Like Roy Green, Roger Collins argues that successful supply chains require the kind of collaboration and coordination that can’t be achieved without high levels of trust and communication.

“I think too often we assume that somebody who’s good in one industry will be good in another but the evidence suggests that’s not the case,” he says.

“Unless a chief executive understands the unique demands of good supply chain management, they probably won’t make it work.”

But what are the hallmark qualities of leadership? Is there a secret sauce?

“We tend to think of attributes like intelligence and personality as critical to strong leadership, but this doesn’t stand up under the research,” Roger Collins says.

“The qualities that are cited most frequently are authenticity and humility.”

“People really want to know if their leader is genuine,” Collins explains.

“They ask themselves ‘Does this person do what they say? Are they fair dinkum?’ And if they’re not humble, the risk is that they’ll eventually destroy themselves.”

Panellists agree successful leaders realise supply chains are built around people and interpersonal relationships, rather than computer systems, trucks, trains, boats and planes.

“Supply chains are very vulnerable because they’re so complex and systemic,” Roger Collins says.

“Under these conditions success comes from the day-to-day consistent commitment of people working together in the interests of the customer.”

“You don’t achieve that sort of behaviour from management; team work comes from leadership and that’s the difference.”

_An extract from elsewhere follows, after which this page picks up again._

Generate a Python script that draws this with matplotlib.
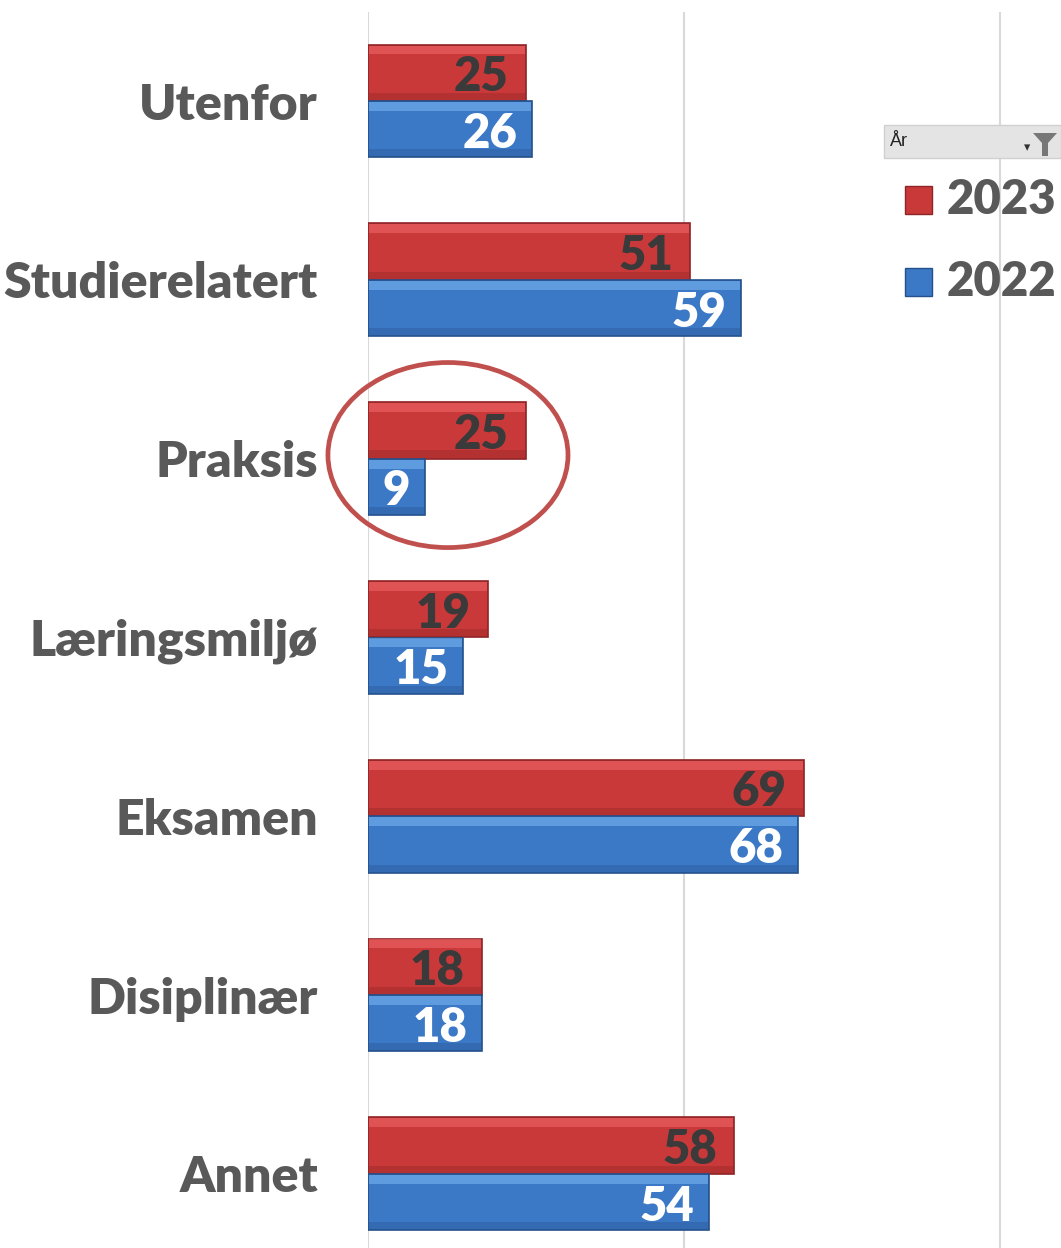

“Management will help you plan and control things, but leadership engages the hearts and minds of your people.”

Says Simon Costa: “My sense of pride in the Costa Group has nothing to do with turnover or growth.”

“When I visit company sites, the number of people who want to thank me and talk about opportunities provided by our business is incredibly encouraging.”

Held at the Sofitel Hotel in Werribee, Victoria, the 2008 Supply Chain Business Forum was hosted jointly by the Institute for Logistics and Supply Chain Management at Victoria University, Melbourne, and Macquarie Graduate School of Management, Sydney.

The next Forum is scheduled for February, 2010.